The request
Using the entries shown below, output the line containing "Output the Python", the line containing "ax.spines[s].set_linewidth(1.2)", and every line between them, exactly. Pictures are omitted.
====== Data excerpts
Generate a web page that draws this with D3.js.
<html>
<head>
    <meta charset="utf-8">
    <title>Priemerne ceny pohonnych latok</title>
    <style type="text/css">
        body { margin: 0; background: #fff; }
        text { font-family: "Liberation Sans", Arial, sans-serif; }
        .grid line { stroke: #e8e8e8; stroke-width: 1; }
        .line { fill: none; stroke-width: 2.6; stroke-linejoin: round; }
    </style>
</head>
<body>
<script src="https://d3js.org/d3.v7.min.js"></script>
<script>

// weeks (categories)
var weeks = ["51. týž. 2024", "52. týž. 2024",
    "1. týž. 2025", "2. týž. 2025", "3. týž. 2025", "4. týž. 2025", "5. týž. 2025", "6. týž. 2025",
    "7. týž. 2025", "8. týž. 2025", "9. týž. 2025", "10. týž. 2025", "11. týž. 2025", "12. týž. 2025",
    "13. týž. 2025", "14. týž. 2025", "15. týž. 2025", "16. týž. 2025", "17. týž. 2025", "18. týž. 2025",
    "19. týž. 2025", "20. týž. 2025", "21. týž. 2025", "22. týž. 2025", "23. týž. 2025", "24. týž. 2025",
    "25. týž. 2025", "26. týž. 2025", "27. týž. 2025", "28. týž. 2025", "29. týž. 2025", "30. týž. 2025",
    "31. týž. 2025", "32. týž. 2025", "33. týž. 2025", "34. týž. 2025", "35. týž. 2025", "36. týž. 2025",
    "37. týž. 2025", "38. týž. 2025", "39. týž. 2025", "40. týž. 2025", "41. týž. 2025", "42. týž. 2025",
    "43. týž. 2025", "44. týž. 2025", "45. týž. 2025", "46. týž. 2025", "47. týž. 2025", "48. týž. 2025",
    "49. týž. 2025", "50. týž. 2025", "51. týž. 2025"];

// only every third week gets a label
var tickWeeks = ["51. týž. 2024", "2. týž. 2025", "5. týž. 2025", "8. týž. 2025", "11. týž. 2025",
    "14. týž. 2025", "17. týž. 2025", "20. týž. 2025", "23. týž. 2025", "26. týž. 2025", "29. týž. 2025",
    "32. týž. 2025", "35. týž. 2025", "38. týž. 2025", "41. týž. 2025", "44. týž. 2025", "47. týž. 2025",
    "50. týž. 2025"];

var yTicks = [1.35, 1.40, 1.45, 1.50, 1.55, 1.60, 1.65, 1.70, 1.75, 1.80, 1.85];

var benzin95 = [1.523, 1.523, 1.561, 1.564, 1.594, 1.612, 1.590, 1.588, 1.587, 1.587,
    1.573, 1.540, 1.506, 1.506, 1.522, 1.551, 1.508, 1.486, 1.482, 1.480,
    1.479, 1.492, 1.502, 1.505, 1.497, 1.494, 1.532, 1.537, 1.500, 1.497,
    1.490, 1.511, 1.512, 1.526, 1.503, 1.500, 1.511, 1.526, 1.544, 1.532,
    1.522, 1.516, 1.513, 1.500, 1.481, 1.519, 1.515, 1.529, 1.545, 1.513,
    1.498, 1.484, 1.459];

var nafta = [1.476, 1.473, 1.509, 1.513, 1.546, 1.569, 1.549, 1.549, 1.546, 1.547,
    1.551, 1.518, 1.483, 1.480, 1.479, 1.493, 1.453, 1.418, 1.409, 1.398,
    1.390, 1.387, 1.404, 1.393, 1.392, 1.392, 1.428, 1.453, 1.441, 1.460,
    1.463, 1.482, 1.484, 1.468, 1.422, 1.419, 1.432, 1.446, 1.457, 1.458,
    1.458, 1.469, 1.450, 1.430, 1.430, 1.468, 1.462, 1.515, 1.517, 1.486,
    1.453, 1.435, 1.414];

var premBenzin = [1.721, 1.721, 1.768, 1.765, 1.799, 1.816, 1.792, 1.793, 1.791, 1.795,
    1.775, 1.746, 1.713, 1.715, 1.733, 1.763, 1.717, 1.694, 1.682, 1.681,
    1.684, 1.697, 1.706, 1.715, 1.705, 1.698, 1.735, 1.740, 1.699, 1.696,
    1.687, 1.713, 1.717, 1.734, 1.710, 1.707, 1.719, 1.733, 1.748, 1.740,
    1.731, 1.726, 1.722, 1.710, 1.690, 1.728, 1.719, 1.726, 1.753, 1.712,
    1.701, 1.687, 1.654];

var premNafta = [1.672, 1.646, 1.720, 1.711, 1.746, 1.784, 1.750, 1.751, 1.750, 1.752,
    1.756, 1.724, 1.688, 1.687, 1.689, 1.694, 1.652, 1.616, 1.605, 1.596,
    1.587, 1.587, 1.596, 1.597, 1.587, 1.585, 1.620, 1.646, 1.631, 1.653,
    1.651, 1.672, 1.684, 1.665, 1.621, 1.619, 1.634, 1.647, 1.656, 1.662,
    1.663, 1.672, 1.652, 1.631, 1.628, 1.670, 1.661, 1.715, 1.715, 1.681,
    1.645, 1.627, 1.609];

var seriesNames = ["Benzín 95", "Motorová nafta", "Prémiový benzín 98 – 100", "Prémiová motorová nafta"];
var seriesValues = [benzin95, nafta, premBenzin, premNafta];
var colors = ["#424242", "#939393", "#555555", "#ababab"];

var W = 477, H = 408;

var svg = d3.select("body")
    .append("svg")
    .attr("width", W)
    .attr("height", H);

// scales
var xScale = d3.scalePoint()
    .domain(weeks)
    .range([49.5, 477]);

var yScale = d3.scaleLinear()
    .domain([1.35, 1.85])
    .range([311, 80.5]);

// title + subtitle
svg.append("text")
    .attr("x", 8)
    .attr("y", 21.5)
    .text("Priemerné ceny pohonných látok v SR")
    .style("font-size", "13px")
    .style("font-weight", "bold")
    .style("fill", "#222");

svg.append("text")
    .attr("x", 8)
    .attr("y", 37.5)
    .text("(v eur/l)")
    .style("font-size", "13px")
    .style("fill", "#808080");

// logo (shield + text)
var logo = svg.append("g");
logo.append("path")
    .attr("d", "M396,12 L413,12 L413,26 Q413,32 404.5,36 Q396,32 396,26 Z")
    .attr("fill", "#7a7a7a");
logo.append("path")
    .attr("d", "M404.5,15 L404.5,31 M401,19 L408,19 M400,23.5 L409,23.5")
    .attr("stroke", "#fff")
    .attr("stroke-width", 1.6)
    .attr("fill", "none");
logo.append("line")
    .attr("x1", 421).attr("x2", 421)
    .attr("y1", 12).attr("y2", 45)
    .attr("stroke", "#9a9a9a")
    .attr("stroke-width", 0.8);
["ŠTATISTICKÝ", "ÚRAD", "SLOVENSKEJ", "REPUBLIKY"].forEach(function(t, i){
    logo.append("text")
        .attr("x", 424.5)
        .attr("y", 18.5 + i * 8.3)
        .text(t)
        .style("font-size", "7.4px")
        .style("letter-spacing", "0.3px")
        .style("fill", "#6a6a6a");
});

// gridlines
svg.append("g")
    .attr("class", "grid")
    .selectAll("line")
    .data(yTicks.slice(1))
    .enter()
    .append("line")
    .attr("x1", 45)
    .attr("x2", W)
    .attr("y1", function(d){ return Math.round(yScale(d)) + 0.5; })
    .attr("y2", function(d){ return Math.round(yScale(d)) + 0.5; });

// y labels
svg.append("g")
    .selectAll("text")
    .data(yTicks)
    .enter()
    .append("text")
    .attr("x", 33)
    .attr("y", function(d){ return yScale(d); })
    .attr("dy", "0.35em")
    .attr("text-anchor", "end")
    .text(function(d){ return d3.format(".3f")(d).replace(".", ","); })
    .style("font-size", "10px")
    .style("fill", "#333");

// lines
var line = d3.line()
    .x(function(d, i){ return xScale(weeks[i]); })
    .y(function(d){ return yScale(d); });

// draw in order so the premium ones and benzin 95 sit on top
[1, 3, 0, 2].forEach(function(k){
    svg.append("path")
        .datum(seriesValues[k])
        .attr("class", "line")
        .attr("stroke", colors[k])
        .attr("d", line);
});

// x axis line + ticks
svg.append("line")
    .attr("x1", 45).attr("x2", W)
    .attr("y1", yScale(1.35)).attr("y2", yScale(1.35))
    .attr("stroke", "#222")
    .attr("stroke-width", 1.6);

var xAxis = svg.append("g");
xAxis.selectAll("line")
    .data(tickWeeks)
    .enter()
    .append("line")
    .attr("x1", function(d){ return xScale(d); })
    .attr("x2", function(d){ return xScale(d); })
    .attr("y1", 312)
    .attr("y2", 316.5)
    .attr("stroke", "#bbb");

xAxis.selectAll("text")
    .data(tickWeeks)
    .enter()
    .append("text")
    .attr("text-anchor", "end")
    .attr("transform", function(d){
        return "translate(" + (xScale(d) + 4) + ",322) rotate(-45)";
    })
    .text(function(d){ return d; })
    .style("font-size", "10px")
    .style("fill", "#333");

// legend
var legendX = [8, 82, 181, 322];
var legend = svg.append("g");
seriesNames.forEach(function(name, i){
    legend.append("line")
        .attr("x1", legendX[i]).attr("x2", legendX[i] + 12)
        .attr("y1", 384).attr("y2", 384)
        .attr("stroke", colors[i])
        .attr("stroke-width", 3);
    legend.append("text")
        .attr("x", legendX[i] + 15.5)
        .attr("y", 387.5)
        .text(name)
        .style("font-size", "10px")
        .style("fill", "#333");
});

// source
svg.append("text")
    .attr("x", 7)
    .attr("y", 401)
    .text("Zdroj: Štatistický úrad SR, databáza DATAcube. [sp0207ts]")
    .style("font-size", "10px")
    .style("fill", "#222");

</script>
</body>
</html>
============
====== Data excerpts
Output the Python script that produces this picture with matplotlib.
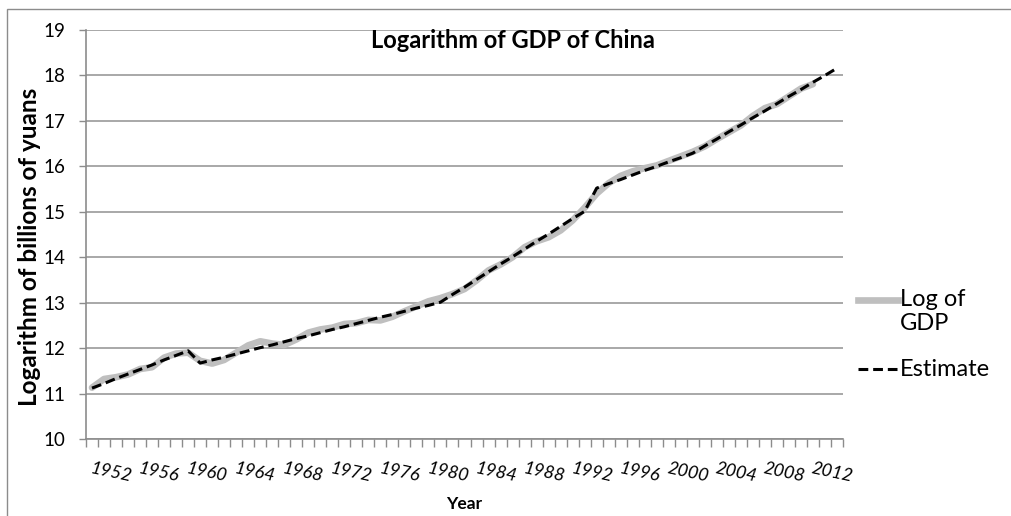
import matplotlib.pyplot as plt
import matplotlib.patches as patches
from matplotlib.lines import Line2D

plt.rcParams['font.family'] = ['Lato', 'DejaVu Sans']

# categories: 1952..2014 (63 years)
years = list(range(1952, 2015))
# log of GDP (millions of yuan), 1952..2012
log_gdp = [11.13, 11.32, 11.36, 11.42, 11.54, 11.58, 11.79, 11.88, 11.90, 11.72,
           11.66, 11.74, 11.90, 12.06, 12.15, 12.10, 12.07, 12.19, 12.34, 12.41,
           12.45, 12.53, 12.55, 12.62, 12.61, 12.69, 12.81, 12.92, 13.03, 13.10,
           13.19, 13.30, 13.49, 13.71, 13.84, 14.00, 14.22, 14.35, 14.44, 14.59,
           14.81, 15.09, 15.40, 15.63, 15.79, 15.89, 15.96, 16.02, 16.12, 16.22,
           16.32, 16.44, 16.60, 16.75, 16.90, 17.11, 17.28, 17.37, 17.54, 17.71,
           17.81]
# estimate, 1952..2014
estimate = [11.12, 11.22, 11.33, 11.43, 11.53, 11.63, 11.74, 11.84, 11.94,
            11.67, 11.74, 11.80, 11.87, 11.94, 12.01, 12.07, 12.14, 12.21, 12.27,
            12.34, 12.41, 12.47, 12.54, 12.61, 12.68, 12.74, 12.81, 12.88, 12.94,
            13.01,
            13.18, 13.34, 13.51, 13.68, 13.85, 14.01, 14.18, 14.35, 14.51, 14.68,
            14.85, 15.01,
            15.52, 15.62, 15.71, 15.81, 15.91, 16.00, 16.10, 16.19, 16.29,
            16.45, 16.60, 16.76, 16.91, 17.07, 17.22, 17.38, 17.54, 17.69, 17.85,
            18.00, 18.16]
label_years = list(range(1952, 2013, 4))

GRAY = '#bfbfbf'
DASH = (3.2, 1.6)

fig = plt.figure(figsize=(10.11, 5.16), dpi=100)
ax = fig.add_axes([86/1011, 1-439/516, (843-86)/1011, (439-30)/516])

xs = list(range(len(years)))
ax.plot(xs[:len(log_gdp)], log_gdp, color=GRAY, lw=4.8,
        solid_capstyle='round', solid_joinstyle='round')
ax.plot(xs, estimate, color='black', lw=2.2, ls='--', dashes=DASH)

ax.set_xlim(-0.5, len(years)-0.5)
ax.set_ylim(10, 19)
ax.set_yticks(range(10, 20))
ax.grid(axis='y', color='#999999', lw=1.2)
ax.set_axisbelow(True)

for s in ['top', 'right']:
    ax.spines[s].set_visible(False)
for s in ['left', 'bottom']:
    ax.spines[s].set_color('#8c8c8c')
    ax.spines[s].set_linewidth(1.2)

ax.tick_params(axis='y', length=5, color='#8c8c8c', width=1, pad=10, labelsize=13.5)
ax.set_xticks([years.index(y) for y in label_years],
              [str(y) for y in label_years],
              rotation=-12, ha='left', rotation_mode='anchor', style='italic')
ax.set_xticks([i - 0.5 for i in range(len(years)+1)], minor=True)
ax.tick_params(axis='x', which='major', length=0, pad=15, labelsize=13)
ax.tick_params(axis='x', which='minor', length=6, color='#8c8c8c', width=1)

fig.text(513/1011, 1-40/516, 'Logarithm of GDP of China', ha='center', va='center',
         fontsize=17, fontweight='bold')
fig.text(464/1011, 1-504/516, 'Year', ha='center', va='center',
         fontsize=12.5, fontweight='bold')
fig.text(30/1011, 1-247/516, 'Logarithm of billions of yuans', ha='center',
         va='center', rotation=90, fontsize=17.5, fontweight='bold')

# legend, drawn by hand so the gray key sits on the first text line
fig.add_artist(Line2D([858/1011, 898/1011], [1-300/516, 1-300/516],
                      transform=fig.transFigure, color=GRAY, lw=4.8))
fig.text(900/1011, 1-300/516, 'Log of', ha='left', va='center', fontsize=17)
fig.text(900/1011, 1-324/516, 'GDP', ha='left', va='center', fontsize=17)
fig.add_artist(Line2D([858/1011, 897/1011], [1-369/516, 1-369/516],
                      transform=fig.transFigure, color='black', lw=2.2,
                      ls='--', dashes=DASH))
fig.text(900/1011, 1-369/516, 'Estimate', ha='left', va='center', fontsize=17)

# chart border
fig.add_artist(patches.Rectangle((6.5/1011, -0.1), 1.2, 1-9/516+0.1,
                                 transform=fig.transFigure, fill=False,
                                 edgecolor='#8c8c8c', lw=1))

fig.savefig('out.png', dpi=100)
============
Answer below
Output the Python script that produces this picture with matplotlib.
import matplotlib.pyplot as plt
import matplotlib.patches as patches
from matplotlib.lines import Line2D

plt.rcParams['font.family'] = ['Lato', 'DejaVu Sans']

# categories: 1952..2014 (63 years)
years = list(range(1952, 2015))
# log of GDP (millions of yuan), 1952..2012
log_gdp = [11.13, 11.32, 11.36, 11.42, 11.54, 11.58, 11.79, 11.88, 11.90, 11.72,
           11.66, 11.74, 11.90, 12.06, 12.15, 12.10, 12.07, 12.19, 12.34, 12.41,
           12.45, 12.53, 12.55, 12.62, 12.61, 12.69, 12.81, 12.92, 13.03, 13.10,
           13.19, 13.30, 13.49, 13.71, 13.84, 14.00, 14.22, 14.35, 14.44, 14.59,
           14.81, 15.09, 15.40, 15.63, 15.79, 15.89, 15.96, 16.02, 16.12, 16.22,
           16.32, 16.44, 16.60, 16.75, 16.90, 17.11, 17.28, 17.37, 17.54, 17.71,
           17.81]
# estimate, 1952..2014
estimate = [11.12, 11.22, 11.33, 11.43, 11.53, 11.63, 11.74, 11.84, 11.94,
            11.67, 11.74, 11.80, 11.87, 11.94, 12.01, 12.07, 12.14, 12.21, 12.27,
            12.34, 12.41, 12.47, 12.54, 12.61, 12.68, 12.74, 12.81, 12.88, 12.94,
            13.01,
            13.18, 13.34, 13.51, 13.68, 13.85, 14.01, 14.18, 14.35, 14.51, 14.68,
            14.85, 15.01,
            15.52, 15.62, 15.71, 15.81, 15.91, 16.00, 16.10, 16.19, 16.29,
            16.45, 16.60, 16.76, 16.91, 17.07, 17.22, 17.38, 17.54, 17.69, 17.85,
            18.00, 18.16]
label_years = list(range(1952, 2013, 4))

GRAY = '#bfbfbf'
DASH = (3.2, 1.6)

fig = plt.figure(figsize=(10.11, 5.16), dpi=100)
ax = fig.add_axes([86/1011, 1-439/516, (843-86)/1011, (439-30)/516])

xs = list(range(len(years)))
ax.plot(xs[:len(log_gdp)], log_gdp, color=GRAY, lw=4.8,
        solid_capstyle='round', solid_joinstyle='round')
ax.plot(xs, estimate, color='black', lw=2.2, ls='--', dashes=DASH)

ax.set_xlim(-0.5, len(years)-0.5)
ax.set_ylim(10, 19)
ax.set_yticks(range(10, 20))
ax.grid(axis='y', color='#999999', lw=1.2)
ax.set_axisbelow(True)

for s in ['top', 'right']:
    ax.spines[s].set_visible(False)
for s in ['left', 'bottom']:
    ax.spines[s].set_color('#8c8c8c')
    ax.spines[s].set_linewidth(1.2)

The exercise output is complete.